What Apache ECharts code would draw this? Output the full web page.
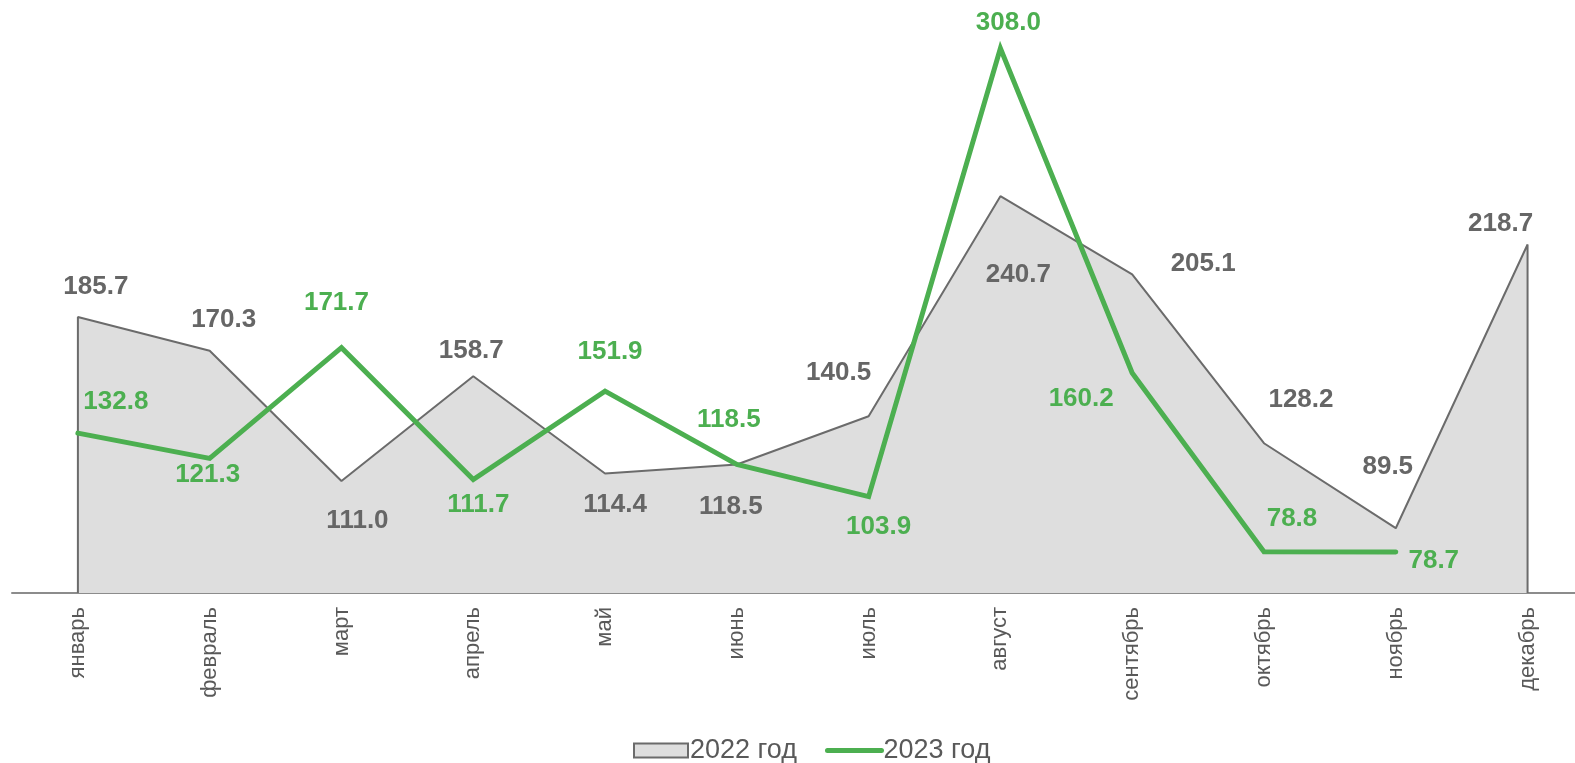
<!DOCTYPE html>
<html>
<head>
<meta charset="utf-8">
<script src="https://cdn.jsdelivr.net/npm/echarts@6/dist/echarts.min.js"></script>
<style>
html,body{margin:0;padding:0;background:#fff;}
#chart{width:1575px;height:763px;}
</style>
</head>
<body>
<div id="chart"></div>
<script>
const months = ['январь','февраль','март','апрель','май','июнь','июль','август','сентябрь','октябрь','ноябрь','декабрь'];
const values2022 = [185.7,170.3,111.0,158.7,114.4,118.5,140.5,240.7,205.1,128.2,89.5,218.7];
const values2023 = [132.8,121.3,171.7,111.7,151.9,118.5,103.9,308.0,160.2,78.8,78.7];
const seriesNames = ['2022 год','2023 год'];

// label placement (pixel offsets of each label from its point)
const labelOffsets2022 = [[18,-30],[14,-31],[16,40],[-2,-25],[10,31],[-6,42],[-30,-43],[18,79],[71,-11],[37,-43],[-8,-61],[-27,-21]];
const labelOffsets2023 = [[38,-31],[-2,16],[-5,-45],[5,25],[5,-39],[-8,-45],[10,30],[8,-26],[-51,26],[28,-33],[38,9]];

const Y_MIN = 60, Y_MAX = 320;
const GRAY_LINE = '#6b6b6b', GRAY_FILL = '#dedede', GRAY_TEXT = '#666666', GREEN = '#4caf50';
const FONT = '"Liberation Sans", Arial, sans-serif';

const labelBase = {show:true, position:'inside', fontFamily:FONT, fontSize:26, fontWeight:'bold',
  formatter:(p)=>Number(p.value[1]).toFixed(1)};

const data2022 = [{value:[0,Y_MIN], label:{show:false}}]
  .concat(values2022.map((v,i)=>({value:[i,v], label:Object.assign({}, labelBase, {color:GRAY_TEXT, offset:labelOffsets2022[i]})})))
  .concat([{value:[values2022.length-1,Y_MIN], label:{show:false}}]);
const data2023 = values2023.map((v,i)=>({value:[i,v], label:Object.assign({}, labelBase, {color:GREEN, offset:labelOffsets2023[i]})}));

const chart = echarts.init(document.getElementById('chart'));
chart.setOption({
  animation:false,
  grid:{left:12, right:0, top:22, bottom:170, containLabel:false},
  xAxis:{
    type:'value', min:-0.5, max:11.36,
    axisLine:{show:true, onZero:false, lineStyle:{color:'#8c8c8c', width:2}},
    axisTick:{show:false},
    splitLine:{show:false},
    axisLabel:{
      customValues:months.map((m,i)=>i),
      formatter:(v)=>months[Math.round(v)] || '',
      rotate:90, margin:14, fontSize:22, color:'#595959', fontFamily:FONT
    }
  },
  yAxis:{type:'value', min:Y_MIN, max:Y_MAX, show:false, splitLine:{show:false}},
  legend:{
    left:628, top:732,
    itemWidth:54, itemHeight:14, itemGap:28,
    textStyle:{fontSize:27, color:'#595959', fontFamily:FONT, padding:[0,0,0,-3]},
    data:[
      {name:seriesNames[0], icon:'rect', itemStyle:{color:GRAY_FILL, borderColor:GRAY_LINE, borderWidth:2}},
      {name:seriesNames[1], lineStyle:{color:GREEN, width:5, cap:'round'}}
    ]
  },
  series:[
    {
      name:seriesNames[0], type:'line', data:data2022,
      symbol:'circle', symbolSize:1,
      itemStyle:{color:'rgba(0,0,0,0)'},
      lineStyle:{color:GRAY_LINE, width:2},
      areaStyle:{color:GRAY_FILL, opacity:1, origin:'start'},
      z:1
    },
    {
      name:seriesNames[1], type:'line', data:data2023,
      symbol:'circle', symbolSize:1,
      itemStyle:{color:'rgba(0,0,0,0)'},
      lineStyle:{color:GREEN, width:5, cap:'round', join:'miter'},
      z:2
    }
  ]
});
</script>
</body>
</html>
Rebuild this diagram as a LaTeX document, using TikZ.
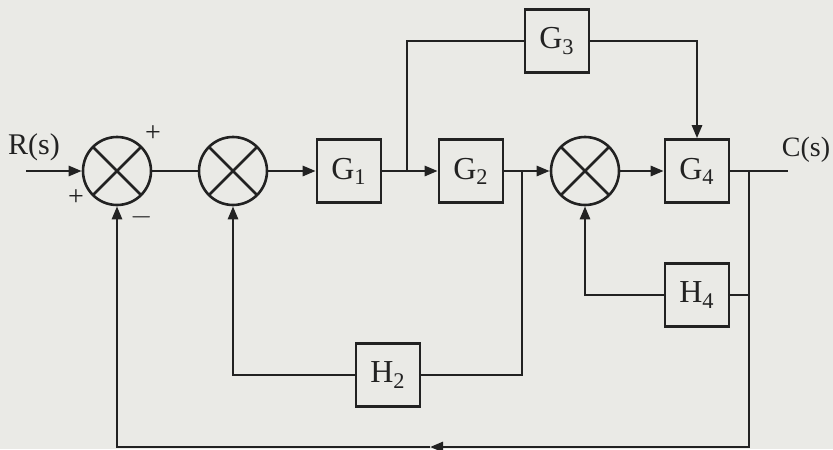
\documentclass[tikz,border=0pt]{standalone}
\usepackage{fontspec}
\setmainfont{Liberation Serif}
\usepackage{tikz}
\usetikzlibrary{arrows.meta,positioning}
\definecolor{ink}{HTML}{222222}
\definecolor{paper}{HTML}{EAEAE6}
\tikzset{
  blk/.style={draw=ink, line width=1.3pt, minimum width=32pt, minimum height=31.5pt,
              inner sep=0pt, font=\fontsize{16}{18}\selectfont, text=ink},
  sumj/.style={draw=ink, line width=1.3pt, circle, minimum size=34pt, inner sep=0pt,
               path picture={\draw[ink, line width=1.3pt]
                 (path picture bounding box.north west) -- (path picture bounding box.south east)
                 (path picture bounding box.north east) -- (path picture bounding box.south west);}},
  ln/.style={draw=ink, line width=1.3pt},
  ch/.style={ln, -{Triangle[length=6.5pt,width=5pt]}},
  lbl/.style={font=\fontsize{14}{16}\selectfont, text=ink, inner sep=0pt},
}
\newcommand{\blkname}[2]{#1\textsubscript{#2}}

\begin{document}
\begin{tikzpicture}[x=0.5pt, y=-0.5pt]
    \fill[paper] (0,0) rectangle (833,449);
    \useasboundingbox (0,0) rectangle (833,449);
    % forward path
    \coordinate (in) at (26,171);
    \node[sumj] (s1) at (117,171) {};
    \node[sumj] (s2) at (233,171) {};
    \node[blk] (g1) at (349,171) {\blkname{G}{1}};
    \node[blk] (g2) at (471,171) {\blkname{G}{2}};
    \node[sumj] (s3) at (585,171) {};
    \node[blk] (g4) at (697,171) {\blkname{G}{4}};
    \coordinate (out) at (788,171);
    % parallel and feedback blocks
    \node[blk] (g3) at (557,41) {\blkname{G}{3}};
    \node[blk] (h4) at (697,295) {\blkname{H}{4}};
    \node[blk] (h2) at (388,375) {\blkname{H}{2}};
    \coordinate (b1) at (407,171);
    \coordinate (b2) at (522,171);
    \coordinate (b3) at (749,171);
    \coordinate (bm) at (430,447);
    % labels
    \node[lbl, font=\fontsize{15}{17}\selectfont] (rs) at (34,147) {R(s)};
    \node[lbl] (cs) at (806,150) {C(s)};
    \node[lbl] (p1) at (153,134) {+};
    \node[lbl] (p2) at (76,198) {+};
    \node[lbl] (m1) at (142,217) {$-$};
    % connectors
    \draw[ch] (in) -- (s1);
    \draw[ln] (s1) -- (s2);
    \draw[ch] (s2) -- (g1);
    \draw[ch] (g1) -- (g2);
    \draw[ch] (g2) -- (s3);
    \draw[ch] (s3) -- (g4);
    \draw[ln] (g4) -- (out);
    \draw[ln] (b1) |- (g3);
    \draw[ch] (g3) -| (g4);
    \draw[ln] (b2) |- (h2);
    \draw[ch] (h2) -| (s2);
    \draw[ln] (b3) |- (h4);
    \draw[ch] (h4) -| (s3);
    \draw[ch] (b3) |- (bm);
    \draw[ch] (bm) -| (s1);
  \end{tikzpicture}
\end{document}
# # # # #
• **Exercise prompt**
Transcribe the material as is, with images omitted.

• **Response**
What Apache ECharts code would draw this? Output the full web page.
<!DOCTYPE html>
<html>
<head>
<meta charset="utf-8">
<script src="https://cdn.jsdelivr.net/npm/echarts@6/dist/echarts.min.js"></script>
<style>
html,body{margin:0;padding:0;background:#fff;}
#chart{width:1575px;height:763px;}
</style>
</head>
<body>
<div id="chart"></div>
<script>
const months = ['январь','февраль','март','апрель','май','июнь','июль','август','сентябрь','октябрь','ноябрь','декабрь'];
const values2022 = [185.7,170.3,111.0,158.7,114.4,118.5,140.5,240.7,205.1,128.2,89.5,218.7];
const values2023 = [132.8,121.3,171.7,111.7,151.9,118.5,103.9,308.0,160.2,78.8,78.7];
const seriesNames = ['2022 год','2023 год'];

// label placement (pixel offsets of each label from its point)
const labelOffsets2022 = [[18,-30],[14,-31],[16,40],[-2,-25],[10,31],[-6,42],[-30,-43],[18,79],[71,-11],[37,-43],[-8,-61],[-27,-21]];
const labelOffsets2023 = [[38,-31],[-2,16],[-5,-45],[5,25],[5,-39],[-8,-45],[10,30],[8,-26],[-51,26],[28,-33],[38,9]];

const Y_MIN = 60, Y_MAX = 320;
const GRAY_LINE = '#6b6b6b', GRAY_FILL = '#dedede', GRAY_TEXT = '#666666', GREEN = '#4caf50';
const FONT = '"Liberation Sans", Arial, sans-serif';

const labelBase = {show:true, position:'inside', fontFamily:FONT, fontSize:26, fontWeight:'bold',
  formatter:(p)=>Number(p.value[1]).toFixed(1)};

const data2022 = [{value:[0,Y_MIN], label:{show:false}}]
  .concat(values2022.map((v,i)=>({value:[i,v], label:Object.assign({}, labelBase, {color:GRAY_TEXT, offset:labelOffsets2022[i]})})))
  .concat([{value:[values2022.length-1,Y_MIN], label:{show:false}}]);
const data2023 = values2023.map((v,i)=>({value:[i,v], label:Object.assign({}, labelBase, {color:GREEN, offset:labelOffsets2023[i]})}));

const chart = echarts.init(document.getElementById('chart'));
chart.setOption({
  animation:false,
  grid:{left:12, right:0, top:22, bottom:170, containLabel:false},
  xAxis:{
    type:'value', min:-0.5, max:11.36,
    axisLine:{show:true, onZero:false, lineStyle:{color:'#8c8c8c', width:2}},
    axisTick:{show:false},
    splitLine:{show:false},
    axisLabel:{
      customValues:months.map((m,i)=>i),
      formatter:(v)=>months[Math.round(v)] || '',
      rotate:90, margin:14, fontSize:22, color:'#595959', fontFamily:FONT
    }
  },
  yAxis:{type:'value', min:Y_MIN, max:Y_MAX, show:false, splitLine:{show:false}},
  legend:{
    left:628, top:732,
    itemWidth:54, itemHeight:14, itemGap:28,
    textStyle:{fontSize:27, color:'#595959', fontFamily:FONT, padding:[0,0,0,-3]},
    data:[
      {name:seriesNames[0], icon:'rect', itemStyle:{color:GRAY_FILL, borderColor:GRAY_LINE, borderWidth:2}},
      {name:seriesNames[1], lineStyle:{color:GREEN, width:5, cap:'round'}}
    ]
  },
  series:[
    {
      name:seriesNames[0], type:'line', data:data2022,
      symbol:'circle', symbolSize:1,
      itemStyle:{color:'rgba(0,0,0,0)'},
      lineStyle:{color:GRAY_LINE, width:2},
      areaStyle:{color:GRAY_FILL, opacity:1, origin:'start'},
      z:1
    },
    {
      name:seriesNames[1], type:'line', data:data2023,
      symbol:'circle', symbolSize:1,
      itemStyle:{color:'rgba(0,0,0,0)'},
      lineStyle:{color:GREEN, width:5, cap:'round', join:'miter'},
      z:2
    }
  ]
});
</script>
</body>
</html>
Rebuild this diagram as a LaTeX document, using TikZ.
\documentclass[tikz,border=0pt]{standalone}
\usepackage{fontspec}
\setmainfont{Liberation Serif}
\usepackage{tikz}
\usetikzlibrary{arrows.meta,positioning}
\definecolor{ink}{HTML}{222222}
\definecolor{paper}{HTML}{EAEAE6}
\tikzset{
  blk/.style={draw=ink, line width=1.3pt, minimum width=32pt, minimum height=31.5pt,
              inner sep=0pt, font=\fontsize{16}{18}\selectfont, text=ink},
  sumj/.style={draw=ink, line width=1.3pt, circle, minimum size=34pt, inner sep=0pt,
               path picture={\draw[ink, line width=1.3pt]
                 (path picture bounding box.north west) -- (path picture bounding box.south east)
                 (path picture bounding box.north east) -- (path picture bounding box.south west);}},
  ln/.style={draw=ink, line width=1.3pt},
  ch/.style={ln, -{Triangle[length=6.5pt,width=5pt]}},
  lbl/.style={font=\fontsize{14}{16}\selectfont, text=ink, inner sep=0pt},
}
\newcommand{\blkname}[2]{#1\textsubscript{#2}}

\begin{document}
\begin{tikzpicture}[x=0.5pt, y=-0.5pt]
    \fill[paper] (0,0) rectangle (833,449);
    \useasboundingbox (0,0) rectangle (833,449);
    % forward path
    \coordinate (in) at (26,171);
    \node[sumj] (s1) at (117,171) {};
    \node[sumj] (s2) at (233,171) {};
    \node[blk] (g1) at (349,171) {\blkname{G}{1}};
    \node[blk] (g2) at (471,171) {\blkname{G}{2}};
    \node[sumj] (s3) at (585,171) {};
    \node[blk] (g4) at (697,171) {\blkname{G}{4}};
    \coordinate (out) at (788,171);
    % parallel and feedback blocks
    \node[blk] (g3) at (557,41) {\blkname{G}{3}};
    \node[blk] (h4) at (697,295) {\blkname{H}{4}};
    \node[blk] (h2) at (388,375) {\blkname{H}{2}};
    \coordinate (b1) at (407,171);
    \coordinate (b2) at (522,171);
    \coordinate (b3) at (749,171);
    \coordinate (bm) at (430,447);
    % labels
    \node[lbl, font=\fontsize{15}{17}\selectfont] (rs) at (34,147) {R(s)};
    \node[lbl] (cs) at (806,150) {C(s)};
    \node[lbl] (p1) at (153,134) {+};
    \node[lbl] (p2) at (76,198) {+};
    \node[lbl] (m1) at (142,217) {$-$};
    % connectors
    \draw[ch] (in) -- (s1);
    \draw[ln] (s1) -- (s2);
    \draw[ch] (s2) -- (g1);
    \draw[ch] (g1) -- (g2);
    \draw[ch] (g2) -- (s3);
    \draw[ch] (s3) -- (g4);
    \draw[ln] (g4) -- (out);
    \draw[ln] (b1) |- (g3);
    \draw[ch] (g3) -| (g4);
    \draw[ln] (b2) |- (h2);
    \draw[ch] (h2) -| (s2);
    \draw[ln] (b3) |- (h4);
    \draw[ch] (h4) -| (s3);
    \draw[ch] (b3) |- (bm);
    \draw[ch] (bm) -| (s1);
  \end{tikzpicture}
\end{document}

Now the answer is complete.